You’re a bestselling author, executive communications consultant, strategist, analyst, and storyteller all wrapped up in one. Can you walk us through that journey?

I started at a small consulting firm, where I’d go to companies and help them develop their business. It was right of college, and though I didn’t exactly love the work, I loved going to companies. Being able to observe different environments and see why people do what they do was fascinating.

I did that for a couple years before working with a venture fund in Tel Aviv. It was a busy time in the country when the technology center was exploding, and tons of businesses were based in little apartments and garages. Again, I loved discovering what people we’re doing and the energy of those early stages.

I got involved in finance and public equities in San Francisco. In managing portfolios for institutions, you start to become very good at selling the story of the company. You learn the difference between what makes a good company vs. a good stock. You get to go behind the curtain and see how they work.

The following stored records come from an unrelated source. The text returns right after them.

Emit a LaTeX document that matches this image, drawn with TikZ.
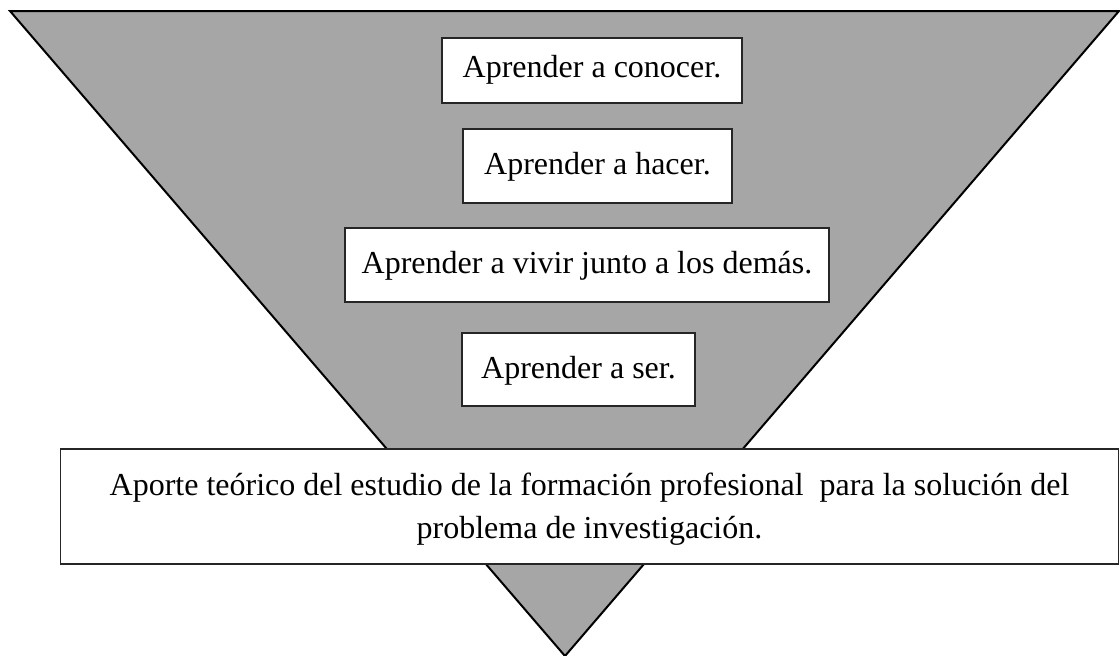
\documentclass[tikz,border=0pt]{standalone}
\usepackage{fontspec}
\setmainfont{Liberation Serif}
\begin{document}
\begin{tikzpicture}[x=1pt,y=-1pt,
  boxed/.style={draw=black!85, line width=1.3pt, fill=white, inner sep=0pt},
  lbl/.style={font=\fontsize{32}{43}\selectfont, inner sep=0pt, align=center}]
\useasboundingbox (0,0) rectangle (1120,656);
\fill[fill={rgb,255:red,166;green,166;blue,166}, draw=black, line width=2pt, line join=miter]
  (10,11) -- (1119,11) -- (565,656) -- cycle;
\node[boxed, minimum width=300pt, minimum height=65pt] (b1) at (592,70.5) {};
\node[lbl] (t1) at ([yshift=1pt]b1.center) {Aprender a conocer.};
\node[boxed, minimum width=269pt, minimum height=74pt] (b2) at (597.5,166) {};
\node[lbl] (t2) at ([yshift=-1pt]b2.center) {Aprender a hacer.};
\node[boxed, minimum width=484pt, minimum height=74pt] (b3) at (587,265) {};
\node[lbl] (t3) at ([yshift=-1pt]b3.center) {Aprender a vivir junto a los demás.};
\node[boxed, minimum width=233pt, minimum height=73pt] (b4) at (578.5,369.5) {};
\node[lbl] (t4) at ([yshift=-1pt]b4.center) {Aprender a ser.};
\node[boxed, minimum width=1058pt, minimum height=115pt] (b5) at (589.5,506.5) {};
\node[lbl] (t5) at ([yshift=-3pt]b5.center) {Aporte teórico del estudio de la formación profesional\ \ para la solución del\\problema de investigación.};
\end{tikzpicture}
\end{document}
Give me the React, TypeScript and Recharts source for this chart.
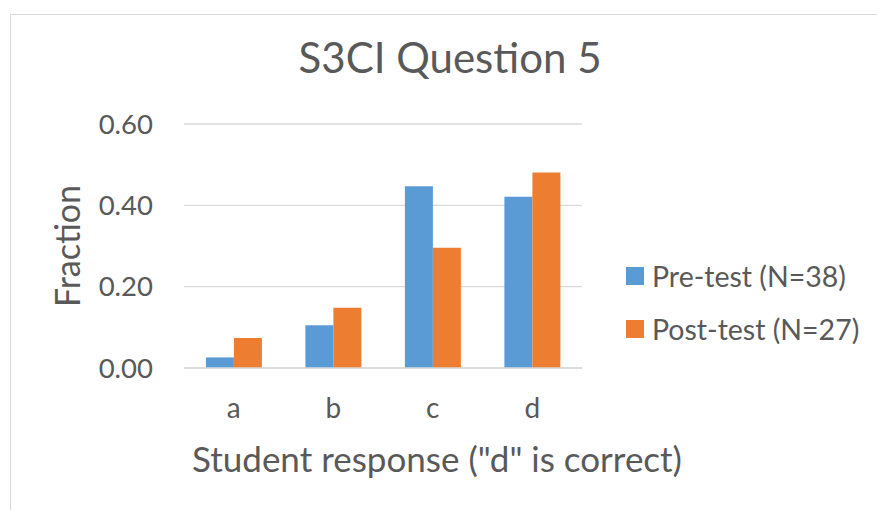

Seeing so many different environments in a short amount of time, I just started asking tons of questions — Why are some successful? What makes a great management team? How do they make money? What contributes to their successes?

How does being an analyst help you be a better writer and strategist?

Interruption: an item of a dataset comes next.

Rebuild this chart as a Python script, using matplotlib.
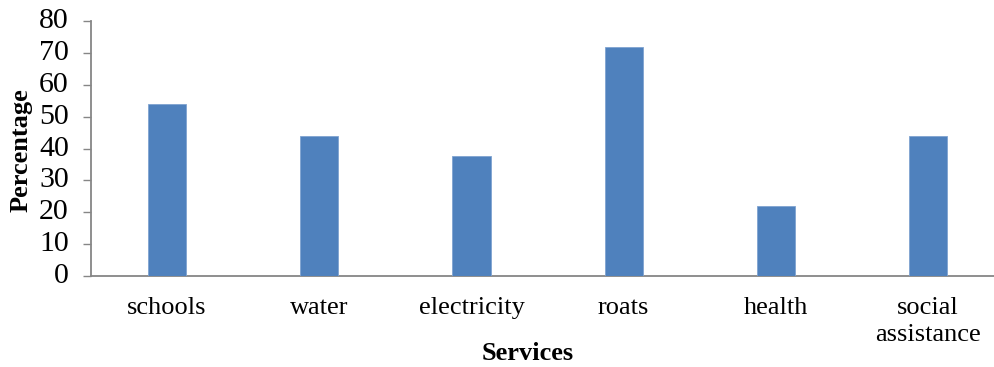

It was at Stanford that I started to connect these different fields in my head. It all comes down to how to structure a great story. I remember seeing a colleague who was supposed to give a 30-minute presentation and she had this 280-slide deck she wanted to run through. As an analyst, so much of your job is trying to figure out what’s happening in this big market and then distill that down in a way that resonates with an audience. It needs to be clear and memorable. Storytelling is the same thing.

For me, it boils down to three things:

  1. Who is your audience?
  2. What do they believe?
  3. What do you want them to believe?

Once you have that, you can start to create a strategic narrative.

What do you think the corporate strategic narrative today needs to address?

The big thing we always need to address is: Why should we care? It sounds simple but it’s easy to forget. You get so focused on your own company and messaging that you forget to create that emotional connection with the audience. People won’t buy if they’re not listening, and they won’t listen if they don’t care.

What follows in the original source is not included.